Last season’s disaster is in the past. The cornerbacking trio that once defined this "Dream Team" has completely dissipated, as Asante Samuel, Dominique Rodgers-Cromartie and Nnamdi Asomugha all wound up leaving on disappointing notes. New coordinator Billy Davis is installing a fresh 3-4 scheme, which makes sense considering Philly’s abundance of athletic edge rushers. In all likelihood, Davis’ 3-4 will feature a lot of 4-3 tactics, as most 3-4’s these days like to use one-gap concepts. Of course, it won’t matter what Davis does if the Eagles’ secondary isn’t good enough to stay above water.

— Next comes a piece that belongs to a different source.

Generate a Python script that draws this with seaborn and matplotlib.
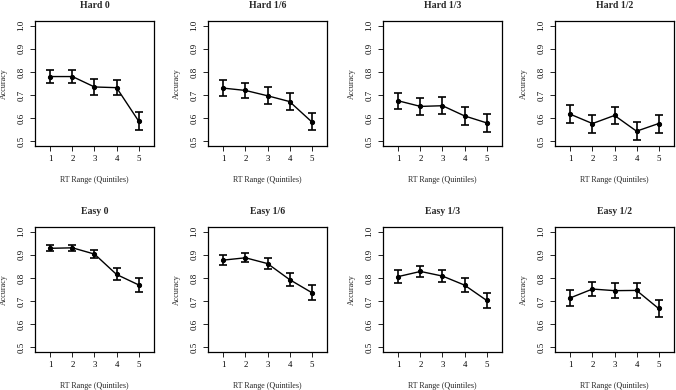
import matplotlib
matplotlib.use("Agg")
import matplotlib.pyplot as plt
import seaborn as sns
import pandas as pd
import numpy as np

sns.set_theme(style="white")
plt.rcParams['font.family'] = ['Liberation Serif', 'DejaVu Serif']

quintiles = [1, 2, 3, 4, 5]
titles = ["Hard 0", "Hard 1/6", "Hard 1/3", "Hard 1/2",
          "Easy 0", "Easy 1/6", "Easy 1/3", "Easy 1/2"]

hard_0 = [0.780, 0.780, 0.735, 0.732, 0.588]
hard_0_err = [0.028, 0.028, 0.033, 0.033, 0.037]
hard_16 = [0.730, 0.720, 0.697, 0.672, 0.585]
hard_16_err = [0.033, 0.033, 0.036, 0.036, 0.037]
hard_13 = [0.675, 0.651, 0.654, 0.610, 0.580]
hard_13_err = [0.036, 0.037, 0.036, 0.038, 0.038]
hard_12 = [0.617, 0.577, 0.612, 0.544, 0.577]
hard_12_err = [0.038, 0.039, 0.037, 0.039, 0.039]
easy_0 = [0.928, 0.930, 0.903, 0.815, 0.770]
easy_0_err = [0.013, 0.013, 0.018, 0.026, 0.030]
easy_16 = [0.877, 0.887, 0.862, 0.793, 0.737]
easy_16_err = [0.020, 0.019, 0.022, 0.028, 0.032]
easy_13 = [0.806, 0.828, 0.808, 0.769, 0.703]
easy_13_err = [0.027, 0.025, 0.026, 0.030, 0.034]
easy_12 = [0.714, 0.752, 0.745, 0.746, 0.668]
easy_12_err = [0.035, 0.032, 0.032, 0.032, 0.035]

means = [hard_0, hard_16, hard_13, hard_12, easy_0, easy_16, easy_13, easy_12]
errs = [hard_0_err, hard_16_err, hard_13_err, hard_12_err,
        easy_0_err, easy_16_err, easy_13_err, easy_12_err]

W, H = 676, 390
fig = plt.figure(figsize=(W / 100, H / 100), dpi=100)
fig.patch.set_facecolor("white")

lefts = [35, 208, 383, 555]
tops = [21, 227]
aw, ah = 119, 125

for i in range(8):
    r, c = divmod(i, 4)
    ax = fig.add_axes([lefts[c] / W, 1 - (tops[r] + ah) / H, aw / W, ah / H])
    df = pd.DataFrame({"q": quintiles, "acc": means[i]})
    ax.errorbar(quintiles, means[i], yerr=errs[i], fmt="none", ecolor="black",
                elinewidth=1.2, capsize=3, capthick=1.2, zorder=2)
    sns.lineplot(data=df, x="q", y="acc", ax=ax, color="black", linewidth=1.0,
                 marker="o", markersize=3.0, markeredgecolor="black", zorder=3)
    ax.set_xlim(0.3, 5.7)
    ax.set_ylim(0.48, 1.02)
    ax.set_xticks(quintiles)
    ax.set_yticks([0.5, 0.6, 0.7, 0.8, 0.9, 1.0])
    ax.set_yticklabels(["0.5", "0.6", "0.7", "0.8", "0.9", "1.0"], rotation=90, va="center")
    ax.tick_params(axis="both", which="both", direction="out", length=3.8, width=0.6,
                   labelsize=6.3, color="black", labelcolor="black", pad=3,
                   bottom=True, left=True)
    for s in ax.spines.values():
        s.set_visible(True)
        s.set_color("black")
        s.set_linewidth(0.9)
    ax.set_xlabel("RT Range (Quintiles)", fontsize=5.8, labelpad=9)
    ax.set_ylabel("Accuracy", fontsize=5.8, labelpad=7)
    ax.set_title(titles[i], fontsize=7, fontweight="bold", pad=9)
    ax.grid(False)

fig.savefig("out.png", dpi=100, facecolor="white")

DE: Fletcher Cox, Cedric Thornton, Clifton Geathers Lost: Darryl Tapp, Cullen Jenkins
DT: Isaac Sopoaga, Antonio Dixon; Lost: Derek Landri, Mike Patterson
Cox and Thornton are young, but there’s a lot to like about them. Cox has the sleek and powerful build to play a J.J. Watt-type role (though obviously he likely will not be as dominant as Watt). Thornton brings good strength and burst to the table. Sopoaga is a natural clogger who can move. The only concern up front –- and it’s a valid one –- is depth.

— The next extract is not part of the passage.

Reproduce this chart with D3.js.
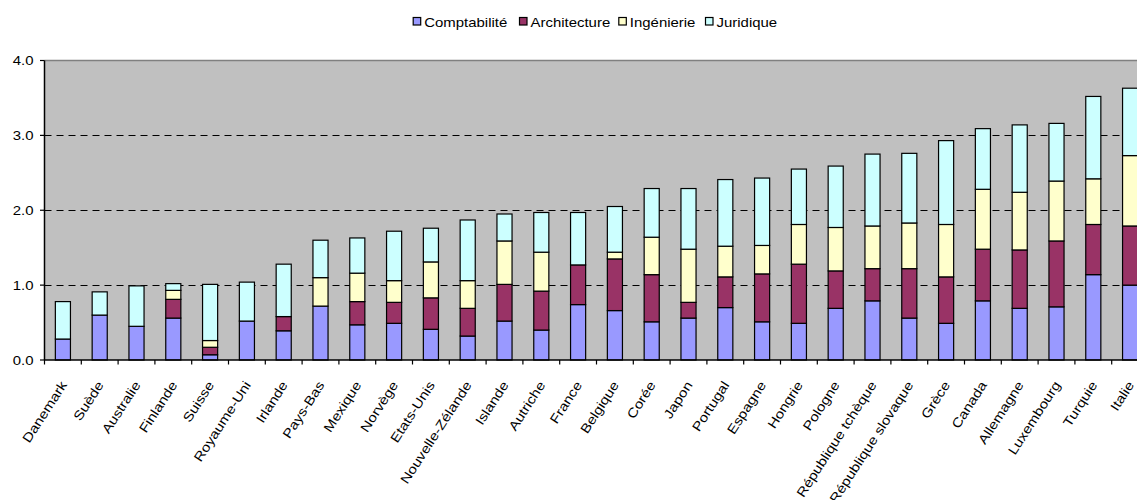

OLB: Trent Cole, Connor Barwin, Brandon Graham, Vinny Curry, Emmanuel Acho
ILB: DeMeco Ryans, Mychal Kendricks, Jason Phillips, Casey Matthews, Jamar Chaney; Lost: Akeem Jordan
Cole has never played out of a two-point stance, but the unknown there doesn’t outweigh his well-known body of work. He’s been as impressive an all-around force as any edge player in the game over the past five years. Barwin proved his mettle in this scheme as a member of the Texans. If for some reason he doesn’t pan out, Graham has flashed star-level talent, while Curry has second-round talent that he’s eager to show off. Inside, there has to be some concern about Ryans. If he were great in a 3-4, Houston would have never traded him to Philadelphia in the first place. Kendricks is an impressive space-oriented player, but can he take on blocks and be physical between the hash marks? More importantly, will he be a sound cover artist inside? As a rookie he was impressive on the outside in this department early on, but stumbled a bit down the stretch.

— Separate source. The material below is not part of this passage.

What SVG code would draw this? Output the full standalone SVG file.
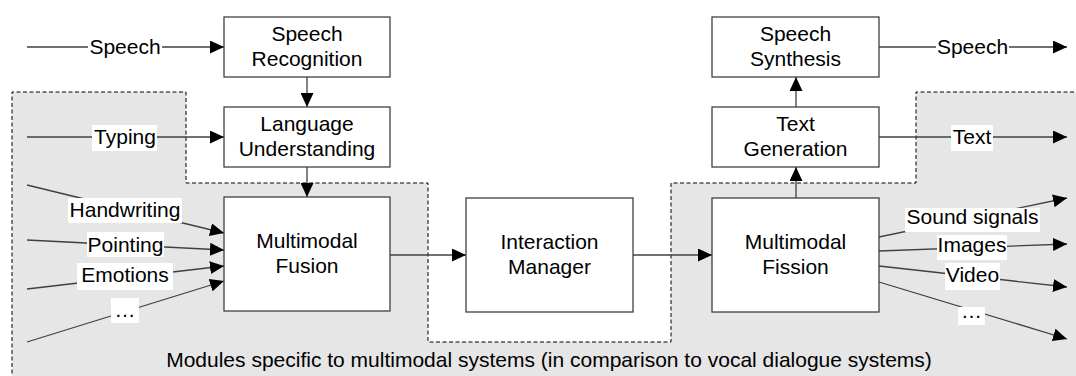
<svg xmlns="http://www.w3.org/2000/svg" width="1076" height="376" viewBox="0 0 1076 376">
<style>
text{font-family:"Liberation Sans",Arial,sans-serif;font-size:21px;fill:#000;text-anchor:middle}
.box{fill:#fff;stroke:#404040;stroke-width:1.3}
.ln{fill:none;stroke:#404040;stroke-width:1.3;marker-end:url(#ah)}
.bg{fill:#fff}
</style>
<defs>
<marker id="ah" markerUnits="userSpaceOnUse" markerWidth="15" markerHeight="13" refX="14" refY="6.5" orient="auto">
<path d="M0,0 L14,6.5 L0,13 Z" fill="#000"/>
</marker>
</defs>
<rect width="1076" height="376" fill="#fff"/>
<g id="region">
<path d="M12,380 L12,92 L186,92 L186,183 L428,183 L428,342 L671,342 L671,183 L916,183 L916,92 L1080,92 L1080,380 Z" fill="#e6e6e6" stroke="#000" stroke-width="1" stroke-dasharray="4,2.5"/>
<text x="549" y="367">Modules specific to multimodal systems (in comparison to vocal dialogue systems)</text>
</g>
<g id="connectors">
<line class="ln" x1="27" y1="47" x2="224" y2="47"/>
<line class="ln" x1="27" y1="137" x2="224" y2="137"/>
<line class="ln" x1="307" y1="77" x2="307" y2="107"/>
<line class="ln" x1="307" y1="167" x2="307" y2="197"/>
<line class="ln" x1="27" y1="185" x2="224" y2="233"/>
<line class="ln" x1="27" y1="240" x2="224" y2="250"/>
<line class="ln" x1="27" y1="289" x2="224" y2="266"/>
<line class="ln" x1="27" y1="342" x2="224" y2="281"/>
<line class="ln" x1="390" y1="255" x2="466" y2="255"/>
<line class="ln" x1="633" y1="255" x2="712" y2="255"/>
<line class="ln" x1="796" y1="198" x2="796" y2="167"/>
<line class="ln" x1="796" y1="107" x2="796" y2="77"/>
<line class="ln" x1="879" y1="47" x2="1067" y2="47"/>
<line class="ln" x1="879" y1="137" x2="1067" y2="137"/>
<line class="ln" x1="879" y1="237" x2="1067" y2="198"/>
<line class="ln" x1="879" y1="251" x2="1067" y2="244"/>
<line class="ln" x1="879" y1="266" x2="1067" y2="287"/>
<line class="ln" x1="879" y1="282" x2="1067" y2="339"/>
</g>
<g id="labels">
<rect class="bg" x="88" y="34" width="74" height="26"/><text x="125" y="54">Speech</text>
<rect class="bg" x="92" y="125" width="65" height="26"/><text x="125" y="144">Typing</text>
<rect class="bg" x="68" y="198" width="114" height="25"/><text x="125" y="217">Handwriting</text>
<rect class="bg" x="87" y="232" width="77" height="25"/><text x="125.5" y="252">Pointing</text>
<rect class="bg" x="77" y="263" width="96" height="27"/><text x="125" y="282">Emotions</text>
<rect class="bg" x="111" y="298" width="28" height="25"/><text x="125" y="317">…</text>
<rect class="bg" x="936" y="34" width="73" height="26"/><text x="972.5" y="54">Speech</text>
<rect class="bg" x="951" y="125" width="42" height="26"/><text x="972" y="144">Text</text>
<rect class="bg" x="905" y="208" width="135" height="24"/><text x="972.5" y="224">Sound signals</text>
<rect class="bg" x="937" y="235" width="70" height="25"/><text x="972" y="252">Images</text>
<rect class="bg" x="945" y="263" width="55" height="27"/><text x="972.5" y="282">Video</text>
<rect class="bg" x="958" y="307" width="27" height="18"/><text x="971.5" y="318">…</text>
</g>
<g id="speech-recognition">
<rect class="box" x="224" y="17" width="166" height="60"/>
<text x="307" y="41">Speech</text><text x="307" y="66">Recognition</text>
</g>
<g id="language-understanding">
<rect class="box" x="224" y="107" width="166" height="60"/>
<text x="307" y="131">Language</text><text x="307" y="156">Understanding</text>
</g>
<g id="multimodal-fusion">
<rect class="box" x="224" y="197" width="166" height="114"/>
<text x="307" y="248">Multimodal</text><text x="307" y="273">Fusion</text>
</g>
<g id="interaction-manager">
<rect class="box" x="466" y="198" width="167" height="114"/>
<text x="549.5" y="249">Interaction</text><text x="549.5" y="274">Manager</text>
</g>
<g id="multimodal-fission">
<rect class="box" x="712" y="198" width="167" height="114"/>
<text x="795.5" y="249">Multimodal</text><text x="795.5" y="274">Fission</text>
</g>
<g id="text-generation">
<rect class="box" x="712" y="107" width="167" height="60"/>
<text x="795.5" y="131">Text</text><text x="795.5" y="156">Generation</text>
</g>
<g id="speech-synthesis">
<rect class="box" x="712" y="17" width="167" height="60"/>
<text x="795.5" y="41">Speech</text><text x="795.5" y="66">Synthesis</text>
</g>
</svg>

CB: Cary Williams, Bradley Fletcher, Brandon Boykin, Curtis Marsh; Lost: Nnamdi Asomugha, Dominique Rodgers-Cromartie
S: Kenny Phillips, Patrick Chung, Kurt Coleman, Colt Anderson, Nate Allen
Well, at least members of this group weren’t acquired for tens of millions or high draft picks. Williams’ only chance at prospering as the leading corner is if he’s behind a potent pass rush. The later in the down it gets, the more likely he is to give up separation, particularly on comebackers outside. (This is true with all corners, of course, but especially true with him.) Fletcher was iffy as a No. 3 in St. Louis, so why would anyone expect him to be adequate as a No. 2 here? Boykin has the potential to be a fine slot defender. At safety, Phillips and Chung are both hard hitters, but prone to getting hurt while they throw their bodies around. If one goes down, Anderson should get the nod. He was actually much better than Coleman and Allen last season.
K: Alex Henery; P: Donnie Jones; Lost: Mat McBriar
Last year when David Akers set the all-time record for hitting field goals, Eagles fans were pretty angry that the team had let Akers go and drafted Henery to replace him. How are they feeling now?